Вот тут-то я и заметила в стороне небольшую группу людей, одетых довольно эксцентрично и очень безвкусно, в громоздких черных шляпах, в темных, но прошитых блестками одеждах, на чрезмерно высоких каблуках. Я не устояла перед искушением: притворилась, будто забыла телефон в скутере и мне надо за ним сбегать, и подошла к ним поближе. Услышала их разговор, различила четкий, сильный акцент региона Лацио. И замерла на месте.
Да, это были они. Я их всех узнала: вот тощий брат с игровой зависимостью, вот две старшие сестры, «приземистые и завистливые», вот отец, бывший железнодорожник, который все время курит и кашляет из-за хронического бронхита, вот кузина-косметолог с нарисованными бровями, вот племянники-подростки, мальчик и девочка, остервенело играющие в телефон.

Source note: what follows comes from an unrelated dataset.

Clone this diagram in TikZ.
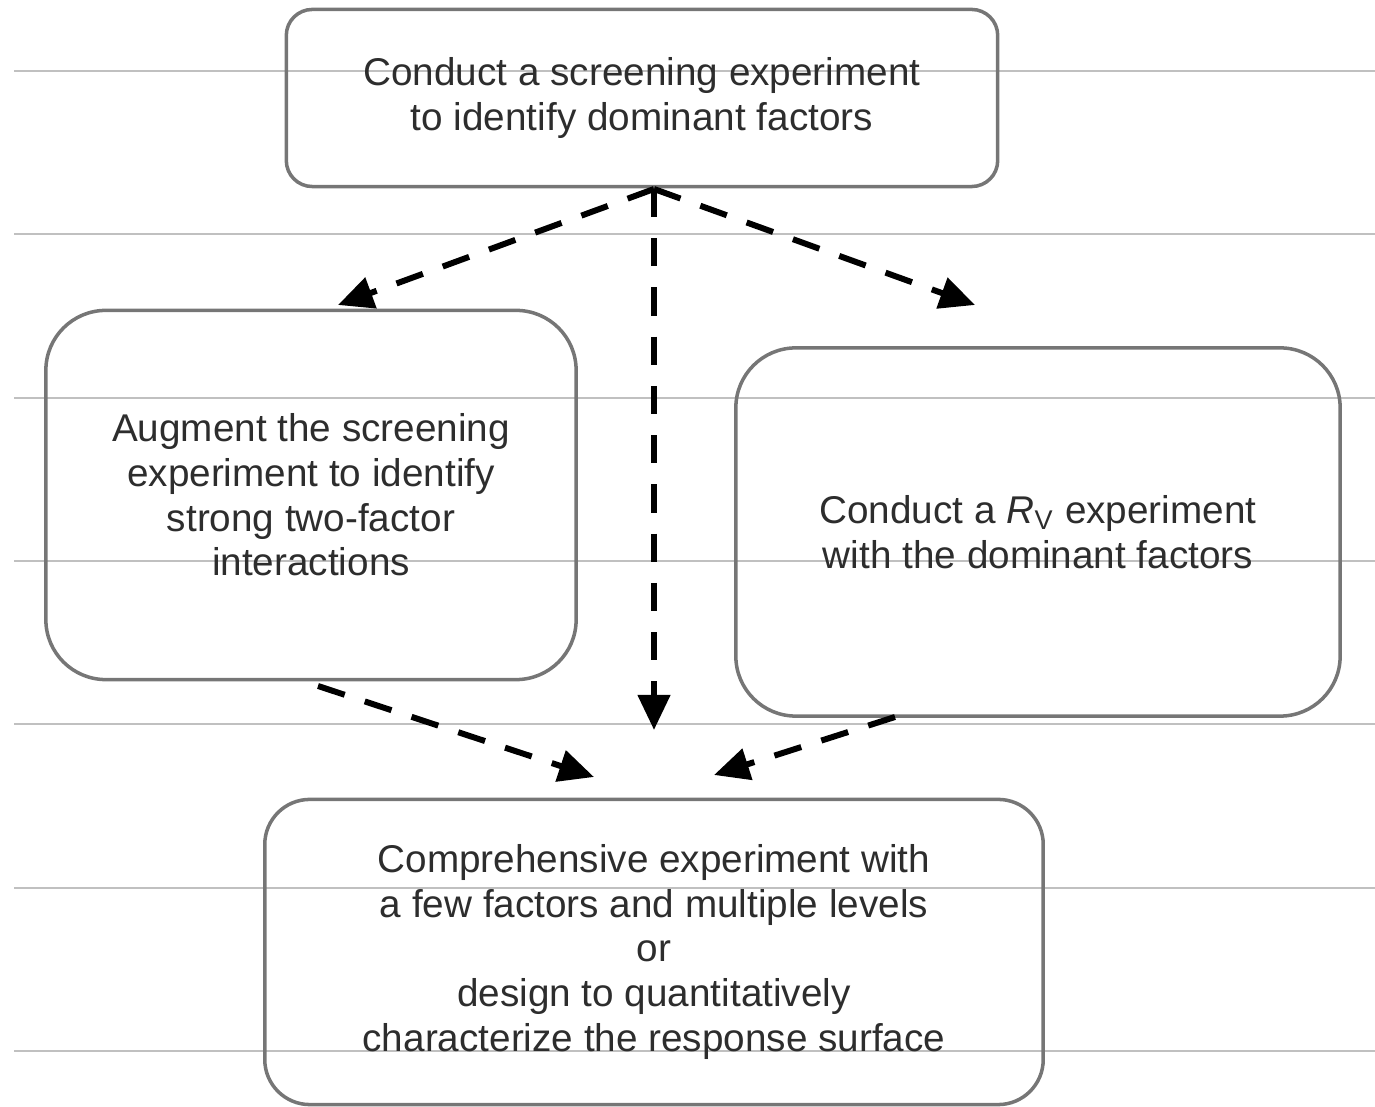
\documentclass[tikz,border=0pt]{standalone}
\usepackage{fontspec}
\setmainfont{Liberation Sans}
\usetikzlibrary{arrows.meta}
\definecolor{boxgray}{RGB}{118,118,118}
\definecolor{rulegray}{RGB}{192,192,192}
\definecolor{textgray}{RGB}{45,45,45}

\begin{document}
\begin{tikzpicture}[x=0.01cm,y=-0.01cm]

%
% Styles
%
\tikzstyle{stage} = [draw=boxgray,line width=1pt,align=center,text=textgray,inner sep=0pt,font=\fontsize{11}{12.7}\selectfont]
\tikzstyle{flow} = [line width=1.7pt,dash pattern=on 8pt off 6pt,-{Triangle[length=10pt,width=9pt]}]

\useasboundingbox (0,0) rectangle (1375,1107);

% ruled background
\foreach \y in {71,234,398,561,724,888,1051}
  \draw[rulegray,line width=0.6pt] (14,\y) -- (1375,\y);

\node[stage,minimum width=7.11cm,minimum height=1.77cm,rounded corners=0.26cm] (screen) at (642,98)
  {Conduct a screening experiment\\to identify dominant factors};
\node[stage,minimum width=5.30cm,minimum height=3.69cm,rounded corners=0.6cm] (augment) at (311,495)
  {Augment the screening\\experiment to identify\\strong two-factor\\interactions};
\node[stage,minimum width=6.04cm,minimum height=3.68cm,rounded corners=0.6cm] (resfive) at (1038,532)
  {Conduct a \textit{R}\textsubscript{V} experiment\\with the dominant factors};
\node[stage,minimum width=7.78cm,minimum height=3.05cm,rounded corners=0.45cm] (compr) at (654,952)
  {Comprehensive experiment with\\a few factors and multiple levels\\or\\design to quantitatively\\characterize the response surface};

\coordinate (fork) at (654,189);
\coordinate (tipA) at (338,305);
\coordinate (tipR) at (975,305);
\coordinate (tipC) at (654,730);
\coordinate (augout) at (318,686);
\coordinate (resout) at (895,717);
\coordinate (tipL) at (594,777);
\coordinate (tipM) at (714,775);

\draw[flow] (fork) -- (tipA);
\draw[flow] (fork) -- (tipR);
\draw[flow] (fork) -- (tipC);
\draw[flow] (augout) -- (tipL);
\draw[flow] (resout) -- (tipM);

\end{tikzpicture}
\end{document}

Я припомнила скудные рассказы о семье Джин, которые слышала от Беатриче. Спрятавшись за калиткой, выплакала слезы, которые держала при себе в церкви, во время мессы и дома за два дня до этого, когда узнала новость. Вся информация о матери, которую Беатриче сумела уловить из подслушанных ею тихих телефонных разговоров и из жестких ссор родителей, сводилась к следующему. Джинерва выросла на первом этаже разваливающегося дома «не совсем на окраине, но почти», в квартире в восемьдесят квадратных метров с одной ванной на шестерых; далее, в юности, она стала той самой «Джин» с конкурсов и модных показов; и потом были знаменитые «летние каникулы во Фреджене» – те самые, которыми попрекал ее муж: «развратные каникулы». А она, разъярившись и потому с сильным чочарским выговором, переходила в контратаку: «Там с Рима-то шишки были, политики, телеведущие, все-то за мной увивались, луну с неба-то обещали. И как я с тобой-то оказалась, с провинциальным-то адвокатишкой?»
И вот ей, красавице, на которую сделала ставку вся семья, в надежде, что она их «вытащит», природа сулила блестящее будущее, как Софи Лорен, достаточно было выбрать правильного мужчину. Но мужчина оказался неправильным.
Я наблюдала за ним. За Риккардо Россетти. После мессы он погрузился в приветствия и прощания. Сдержанная боль, аккуратный узел на галстуке, выглаженный костюм: жизнь – это светское мероприятие, где выделяется тот, кто кажется сильным, умеет заключать союзы и поддерживать отношения. Но теперь, в одиночестве у гроба, на него накатило, и он плакал.
Я вернулась к Беатриче и сказала:
– Там твои тети, дядя и дедушка.
Она едва взглянула в их сторону:
– Я видела.
– Не хочешь с ними поздороваться?
– Нет, я их не знаю, – ответила она с презрением, от которого меня покоробило.
Я настаивала:
– Но твоя мама ведь говорила тебе, как тяжело ей было оттого, что нельзя пригласить их на Рождество, поскольку твой отец считал их неотесанными. И что нельзя свозить тебя к ним, в Латину, показать, где она выросла. Я уверена, – набралась я смелости, – что она была бы рада, если бы ты к ним подошла.